Measurement of the isotopic composition of cosmic-ray helium, lithium, beryllium, and boron up to 1700 MeV per atomic mass unit

S. P. Ahlen, Boston University
N. R. Greene, Boston University
D. Loomba, Boston University
J. W. Mitchell, Universities Space Research Association
C. R. Bower, Indiana University Bloomington
R. M. Heinz, Indiana University Bloomington
S. L. Mufson, Indiana University Bloomington
J. Musser, Indiana University Bloomington
J. J. Pitts, Indiana University Bloomington
G. M. Spiczak, Indiana University Bloomington
J. Clem, Louisiana State University
T. G. Guzik, Louisiana State University
M. Lijowski, Louisiana State University
J. P. Wefel, Louisiana State University
S. Mckee, University of Michigan, Ann Arbor
S. Nutter, University of Michigan, Ann Arbor
A. Tomasch, University of Michigan, Ann Arbor
J. J. Beatty, Washington University in St.

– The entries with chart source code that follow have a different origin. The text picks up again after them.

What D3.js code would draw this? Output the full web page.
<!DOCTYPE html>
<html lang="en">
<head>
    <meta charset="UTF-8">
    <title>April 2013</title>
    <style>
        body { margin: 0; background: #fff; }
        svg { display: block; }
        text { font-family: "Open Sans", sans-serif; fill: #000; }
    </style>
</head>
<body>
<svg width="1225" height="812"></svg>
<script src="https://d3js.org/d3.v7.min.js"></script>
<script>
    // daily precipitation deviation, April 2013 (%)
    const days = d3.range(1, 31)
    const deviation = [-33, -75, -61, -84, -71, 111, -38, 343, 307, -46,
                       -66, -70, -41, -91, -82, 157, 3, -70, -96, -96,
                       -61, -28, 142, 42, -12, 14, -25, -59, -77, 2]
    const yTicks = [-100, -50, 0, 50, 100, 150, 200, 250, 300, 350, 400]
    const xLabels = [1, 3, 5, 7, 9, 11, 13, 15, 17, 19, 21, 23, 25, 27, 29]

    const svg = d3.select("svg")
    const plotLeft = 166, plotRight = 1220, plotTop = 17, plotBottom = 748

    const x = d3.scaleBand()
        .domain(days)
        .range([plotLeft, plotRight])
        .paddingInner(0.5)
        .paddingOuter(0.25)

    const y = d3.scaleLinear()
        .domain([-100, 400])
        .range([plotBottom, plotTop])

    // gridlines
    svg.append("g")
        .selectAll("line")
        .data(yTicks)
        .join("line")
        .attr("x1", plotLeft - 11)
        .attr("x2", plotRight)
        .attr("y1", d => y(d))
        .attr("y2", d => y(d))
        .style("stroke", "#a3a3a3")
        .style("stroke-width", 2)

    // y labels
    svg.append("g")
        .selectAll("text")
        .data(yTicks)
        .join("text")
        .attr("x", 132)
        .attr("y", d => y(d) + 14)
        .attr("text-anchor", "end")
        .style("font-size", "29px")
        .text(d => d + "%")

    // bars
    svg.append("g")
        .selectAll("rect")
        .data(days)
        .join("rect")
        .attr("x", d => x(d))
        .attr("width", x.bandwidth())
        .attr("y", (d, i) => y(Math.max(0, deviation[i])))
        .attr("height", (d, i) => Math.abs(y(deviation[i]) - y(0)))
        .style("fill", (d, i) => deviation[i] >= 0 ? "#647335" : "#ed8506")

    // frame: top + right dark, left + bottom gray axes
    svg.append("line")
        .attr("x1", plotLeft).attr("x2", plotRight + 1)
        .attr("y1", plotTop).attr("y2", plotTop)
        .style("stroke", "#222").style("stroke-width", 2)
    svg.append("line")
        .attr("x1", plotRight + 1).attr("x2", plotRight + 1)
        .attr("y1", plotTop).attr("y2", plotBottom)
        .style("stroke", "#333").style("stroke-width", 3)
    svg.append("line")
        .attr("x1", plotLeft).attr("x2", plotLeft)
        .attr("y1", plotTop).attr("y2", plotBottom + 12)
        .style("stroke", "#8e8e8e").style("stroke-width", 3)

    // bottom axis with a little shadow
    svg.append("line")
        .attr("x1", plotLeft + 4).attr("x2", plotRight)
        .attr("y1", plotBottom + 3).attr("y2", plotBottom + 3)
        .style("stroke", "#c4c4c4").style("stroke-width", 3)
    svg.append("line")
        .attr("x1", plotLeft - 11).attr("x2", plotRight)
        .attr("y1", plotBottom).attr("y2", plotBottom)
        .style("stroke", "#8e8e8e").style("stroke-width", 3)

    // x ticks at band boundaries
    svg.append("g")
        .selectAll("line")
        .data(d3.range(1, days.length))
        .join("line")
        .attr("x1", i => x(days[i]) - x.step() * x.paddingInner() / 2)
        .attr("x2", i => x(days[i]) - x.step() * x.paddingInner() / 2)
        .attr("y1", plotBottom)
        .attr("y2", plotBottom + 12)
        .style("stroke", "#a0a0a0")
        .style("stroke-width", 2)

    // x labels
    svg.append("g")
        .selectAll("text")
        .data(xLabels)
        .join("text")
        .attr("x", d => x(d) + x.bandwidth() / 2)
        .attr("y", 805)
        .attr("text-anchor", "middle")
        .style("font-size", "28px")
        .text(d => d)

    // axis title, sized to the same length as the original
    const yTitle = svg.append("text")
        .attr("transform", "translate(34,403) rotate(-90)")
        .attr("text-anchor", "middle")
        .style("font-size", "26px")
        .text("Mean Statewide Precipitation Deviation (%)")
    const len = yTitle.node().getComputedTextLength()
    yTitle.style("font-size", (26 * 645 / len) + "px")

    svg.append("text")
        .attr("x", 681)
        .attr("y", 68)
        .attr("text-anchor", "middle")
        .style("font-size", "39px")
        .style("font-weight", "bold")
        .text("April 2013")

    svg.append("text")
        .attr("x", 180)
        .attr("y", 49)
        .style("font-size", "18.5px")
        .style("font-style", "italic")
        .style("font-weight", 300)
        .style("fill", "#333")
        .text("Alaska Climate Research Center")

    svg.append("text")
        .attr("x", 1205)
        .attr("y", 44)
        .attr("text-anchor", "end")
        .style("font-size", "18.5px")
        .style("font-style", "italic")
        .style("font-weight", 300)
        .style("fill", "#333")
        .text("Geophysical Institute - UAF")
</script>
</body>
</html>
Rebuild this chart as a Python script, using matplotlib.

Louis
D. J. Ficenec, Washington University in St. Louis
S. Tobias, Washington University in St. Louis


We present data from the second flight of the superconducting magnet instrument for light isotopes (SMILI), which took place on 1991 July 24. This instrument was optimized to determine the isotopic composition of He, Li, Be, and B in the Galactic cosmic rays, up to an energy of 2 GeV amu-1. The abundances of He, Li, and B are found to be consistent with standard models of cosmic-ray propagation. Our measurement of the abundances of the beryllium isotopes suggests an enhancement of the fraction of the isotope 10Be over that found at low energy. Of 26 beryllium events, nine are found to be 10Be. Monte Carlo calculations based on this observation imply the mean lifetime of cosmic rays to be less than 6 Myr at the 97.5% confidence level.